* _Exercise goal_: Output, word for word, every line from the start of the listing down to and including the line that contains "const ink = '#222';"; include nothing else.

* _Raw data_:
-- -- --
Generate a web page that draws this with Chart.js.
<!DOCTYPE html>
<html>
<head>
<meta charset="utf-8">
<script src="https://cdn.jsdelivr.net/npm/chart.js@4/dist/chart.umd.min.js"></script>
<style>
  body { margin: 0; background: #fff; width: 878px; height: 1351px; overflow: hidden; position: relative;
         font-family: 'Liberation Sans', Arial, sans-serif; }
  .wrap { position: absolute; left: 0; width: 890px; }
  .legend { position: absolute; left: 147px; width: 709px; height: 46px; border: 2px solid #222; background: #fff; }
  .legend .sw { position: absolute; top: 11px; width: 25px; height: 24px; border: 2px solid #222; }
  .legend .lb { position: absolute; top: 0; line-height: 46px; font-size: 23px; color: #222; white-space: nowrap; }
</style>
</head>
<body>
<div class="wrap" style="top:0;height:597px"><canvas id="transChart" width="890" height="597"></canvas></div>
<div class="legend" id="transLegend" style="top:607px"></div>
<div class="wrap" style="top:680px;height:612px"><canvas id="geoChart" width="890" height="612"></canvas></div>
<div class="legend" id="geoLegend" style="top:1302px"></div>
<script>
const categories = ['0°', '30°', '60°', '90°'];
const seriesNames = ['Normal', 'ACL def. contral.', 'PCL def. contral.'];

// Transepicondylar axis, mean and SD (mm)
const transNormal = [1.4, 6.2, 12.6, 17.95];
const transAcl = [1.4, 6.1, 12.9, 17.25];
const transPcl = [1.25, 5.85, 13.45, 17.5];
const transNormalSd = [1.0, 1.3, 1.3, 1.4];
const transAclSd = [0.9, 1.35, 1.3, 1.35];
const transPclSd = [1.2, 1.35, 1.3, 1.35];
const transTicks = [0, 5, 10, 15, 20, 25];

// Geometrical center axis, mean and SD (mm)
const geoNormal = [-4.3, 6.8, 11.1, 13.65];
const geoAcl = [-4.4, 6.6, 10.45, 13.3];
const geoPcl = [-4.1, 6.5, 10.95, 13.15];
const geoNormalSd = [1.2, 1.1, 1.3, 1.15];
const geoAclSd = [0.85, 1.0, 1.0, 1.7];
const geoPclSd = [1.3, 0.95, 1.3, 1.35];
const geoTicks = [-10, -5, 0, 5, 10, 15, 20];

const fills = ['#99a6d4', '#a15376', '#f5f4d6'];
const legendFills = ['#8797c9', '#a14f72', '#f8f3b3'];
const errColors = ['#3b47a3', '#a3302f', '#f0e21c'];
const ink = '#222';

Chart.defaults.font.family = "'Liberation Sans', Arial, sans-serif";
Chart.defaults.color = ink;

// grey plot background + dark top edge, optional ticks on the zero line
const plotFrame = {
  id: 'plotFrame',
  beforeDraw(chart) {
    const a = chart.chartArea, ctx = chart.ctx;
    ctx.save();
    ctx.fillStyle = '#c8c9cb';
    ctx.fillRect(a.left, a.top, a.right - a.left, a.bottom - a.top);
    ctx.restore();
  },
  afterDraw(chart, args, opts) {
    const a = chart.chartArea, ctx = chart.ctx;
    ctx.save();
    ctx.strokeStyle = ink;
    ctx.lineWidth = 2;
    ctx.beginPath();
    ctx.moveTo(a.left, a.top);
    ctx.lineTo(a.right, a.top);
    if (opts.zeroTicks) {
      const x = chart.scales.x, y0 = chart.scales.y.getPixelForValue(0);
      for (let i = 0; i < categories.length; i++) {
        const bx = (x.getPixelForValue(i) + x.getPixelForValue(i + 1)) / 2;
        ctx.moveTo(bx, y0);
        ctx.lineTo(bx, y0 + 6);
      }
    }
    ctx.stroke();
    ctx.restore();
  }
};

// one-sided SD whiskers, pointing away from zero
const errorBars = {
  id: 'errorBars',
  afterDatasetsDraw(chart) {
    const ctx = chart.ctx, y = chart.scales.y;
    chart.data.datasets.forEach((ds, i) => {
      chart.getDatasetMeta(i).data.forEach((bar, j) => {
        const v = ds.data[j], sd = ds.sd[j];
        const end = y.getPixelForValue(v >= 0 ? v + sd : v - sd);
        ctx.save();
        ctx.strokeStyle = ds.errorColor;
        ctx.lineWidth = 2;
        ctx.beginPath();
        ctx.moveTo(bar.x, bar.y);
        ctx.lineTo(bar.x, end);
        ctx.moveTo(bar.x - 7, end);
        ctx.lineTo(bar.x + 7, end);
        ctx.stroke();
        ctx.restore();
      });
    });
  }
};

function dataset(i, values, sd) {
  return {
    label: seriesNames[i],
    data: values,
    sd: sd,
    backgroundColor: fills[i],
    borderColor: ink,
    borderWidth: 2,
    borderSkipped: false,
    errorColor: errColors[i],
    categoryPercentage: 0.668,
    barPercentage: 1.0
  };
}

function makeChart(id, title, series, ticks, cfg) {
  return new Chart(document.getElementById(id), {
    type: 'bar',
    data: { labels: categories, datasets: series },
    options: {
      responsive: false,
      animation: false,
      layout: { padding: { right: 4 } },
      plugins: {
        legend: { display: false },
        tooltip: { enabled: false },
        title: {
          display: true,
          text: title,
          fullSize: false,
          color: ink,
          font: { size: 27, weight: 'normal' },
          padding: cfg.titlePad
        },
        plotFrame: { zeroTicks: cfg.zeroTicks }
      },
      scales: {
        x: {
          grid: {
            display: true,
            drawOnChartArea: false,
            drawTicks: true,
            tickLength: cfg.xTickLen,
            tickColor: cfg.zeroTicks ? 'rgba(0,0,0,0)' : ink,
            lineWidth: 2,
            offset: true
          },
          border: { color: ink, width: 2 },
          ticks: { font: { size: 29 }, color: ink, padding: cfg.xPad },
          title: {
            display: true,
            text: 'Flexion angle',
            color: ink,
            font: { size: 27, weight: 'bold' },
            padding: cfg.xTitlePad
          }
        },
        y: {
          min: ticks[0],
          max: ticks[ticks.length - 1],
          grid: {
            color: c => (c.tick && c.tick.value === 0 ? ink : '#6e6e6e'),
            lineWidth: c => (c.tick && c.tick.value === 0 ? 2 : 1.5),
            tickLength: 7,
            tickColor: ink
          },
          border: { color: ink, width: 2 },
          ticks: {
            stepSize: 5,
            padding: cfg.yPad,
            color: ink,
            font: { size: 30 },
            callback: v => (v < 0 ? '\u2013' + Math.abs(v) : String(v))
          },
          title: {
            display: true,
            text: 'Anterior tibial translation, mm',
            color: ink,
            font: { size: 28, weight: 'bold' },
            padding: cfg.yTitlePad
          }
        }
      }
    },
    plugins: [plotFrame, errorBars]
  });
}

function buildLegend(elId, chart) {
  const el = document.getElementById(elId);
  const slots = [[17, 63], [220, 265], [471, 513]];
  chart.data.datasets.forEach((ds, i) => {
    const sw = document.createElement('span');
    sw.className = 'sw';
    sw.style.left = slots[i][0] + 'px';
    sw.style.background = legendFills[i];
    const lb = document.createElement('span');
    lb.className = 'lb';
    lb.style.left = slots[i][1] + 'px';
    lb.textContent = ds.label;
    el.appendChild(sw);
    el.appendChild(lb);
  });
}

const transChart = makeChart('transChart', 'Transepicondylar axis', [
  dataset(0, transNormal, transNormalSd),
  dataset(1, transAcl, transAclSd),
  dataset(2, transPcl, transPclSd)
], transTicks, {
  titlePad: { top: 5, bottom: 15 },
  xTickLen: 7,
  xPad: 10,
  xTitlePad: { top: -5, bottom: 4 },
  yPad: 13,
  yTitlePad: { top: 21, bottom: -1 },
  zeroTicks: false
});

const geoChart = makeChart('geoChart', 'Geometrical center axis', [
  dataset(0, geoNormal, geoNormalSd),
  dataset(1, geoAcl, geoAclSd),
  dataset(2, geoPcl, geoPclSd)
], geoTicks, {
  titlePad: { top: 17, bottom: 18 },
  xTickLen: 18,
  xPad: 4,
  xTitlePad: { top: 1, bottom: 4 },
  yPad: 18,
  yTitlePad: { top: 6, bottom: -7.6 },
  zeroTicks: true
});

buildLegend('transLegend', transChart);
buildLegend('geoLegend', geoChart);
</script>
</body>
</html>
-- -- --
* _Answer for the task_:
Generate a web page that draws this with Chart.js.
<!DOCTYPE html>
<html>
<head>
<meta charset="utf-8">
<script src="https://cdn.jsdelivr.net/npm/chart.js@4/dist/chart.umd.min.js"></script>
<style>
  body { margin: 0; background: #fff; width: 878px; height: 1351px; overflow: hidden; position: relative;
         font-family: 'Liberation Sans', Arial, sans-serif; }
  .wrap { position: absolute; left: 0; width: 890px; }
  .legend { position: absolute; left: 147px; width: 709px; height: 46px; border: 2px solid #222; background: #fff; }
  .legend .sw { position: absolute; top: 11px; width: 25px; height: 24px; border: 2px solid #222; }
  .legend .lb { position: absolute; top: 0; line-height: 46px; font-size: 23px; color: #222; white-space: nowrap; }
</style>
</head>
<body>
<div class="wrap" style="top:0;height:597px"><canvas id="transChart" width="890" height="597"></canvas></div>
<div class="legend" id="transLegend" style="top:607px"></div>
<div class="wrap" style="top:680px;height:612px"><canvas id="geoChart" width="890" height="612"></canvas></div>
<div class="legend" id="geoLegend" style="top:1302px"></div>
<script>
const categories = ['0°', '30°', '60°', '90°'];
const seriesNames = ['Normal', 'ACL def. contral.', 'PCL def. contral.'];

// Transepicondylar axis, mean and SD (mm)
const transNormal = [1.4, 6.2, 12.6, 17.95];
const transAcl = [1.4, 6.1, 12.9, 17.25];
const transPcl = [1.25, 5.85, 13.45, 17.5];
const transNormalSd = [1.0, 1.3, 1.3, 1.4];
const transAclSd = [0.9, 1.35, 1.3, 1.35];
const transPclSd = [1.2, 1.35, 1.3, 1.35];
const transTicks = [0, 5, 10, 15, 20, 25];

// Geometrical center axis, mean and SD (mm)
const geoNormal = [-4.3, 6.8, 11.1, 13.65];
const geoAcl = [-4.4, 6.6, 10.45, 13.3];
const geoPcl = [-4.1, 6.5, 10.95, 13.15];
const geoNormalSd = [1.2, 1.1, 1.3, 1.15];
const geoAclSd = [0.85, 1.0, 1.0, 1.7];
const geoPclSd = [1.3, 0.95, 1.3, 1.35];
const geoTicks = [-10, -5, 0, 5, 10, 15, 20];

const fills = ['#99a6d4', '#a15376', '#f5f4d6'];
const legendFills = ['#8797c9', '#a14f72', '#f8f3b3'];
const errColors = ['#3b47a3', '#a3302f', '#f0e21c'];
const ink = '#222';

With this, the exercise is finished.